🤖 AI Summary
This work addresses the dynamic routing problem among multiple embedding models under realistic settings involving adversarial queries, bandit feedback, and limited model observability. The problem is formulated as an adversarial contextual linear bandit with a low-rank expert structure. To tackle this, the authors introduce, for the first time, a log-quadratic policy class that balances expressiveness and learnability, and develop HPG (Hypentropy Policy Gradient)—a parameter-free policy gradient algorithm that adapts automatically to the unknown low-rank structure without requiring hyperparameter tuning. The algorithm achieves a policy regret bound of $\tilde{\mathcal{O}}(s \sqrt{M T})$, where $s$ denotes the intrinsic rank of the experts, $M$ is the number of models, and $T$ is the number of rounds, thereby offering both theoretical optimality and computational efficiency.
📝 Abstract
Modern recommendation systems increasingly rely on dynamically routing diverse queries to multiple embedding models. Despite its practical significance, this problem remains poorly understood under realistic conditions like adversarial queries, bandit feedback, and limited observability of models. We formalize embedding model routing as an adversarial contextual linear bandit with low-rank experts, where contexts are queries, actions are items, and experts are the embedding models working on low-rank latent representation spaces. We first establish that standard regret notions suffer from structural misspecification or statistical intractability, and we identify a log-quadratic policy class that is expressive enough to capture query-dependent model routing, yet structured enough to allow efficient online learning. Second, we propose a policy gradient algorithm called Hypentropy Policy Gradient (HPG).

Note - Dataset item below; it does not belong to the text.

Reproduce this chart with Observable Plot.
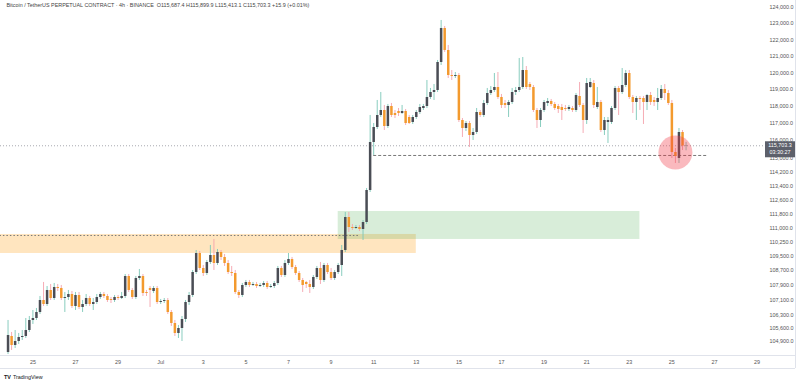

It provably adapts to the unknown low-rank structure under incomplete information and attains $\tilde{\mathcal O}(s\sqrt{M T})$ linearized policy regret -- where $s, M$, and $T$ are the intrinsic rank of the experts, the number of models, and the number of rounds -- thus avoiding a curse of dimensionality. Finally, we also provide an computationally efficient and parameter-free implementation of HPG.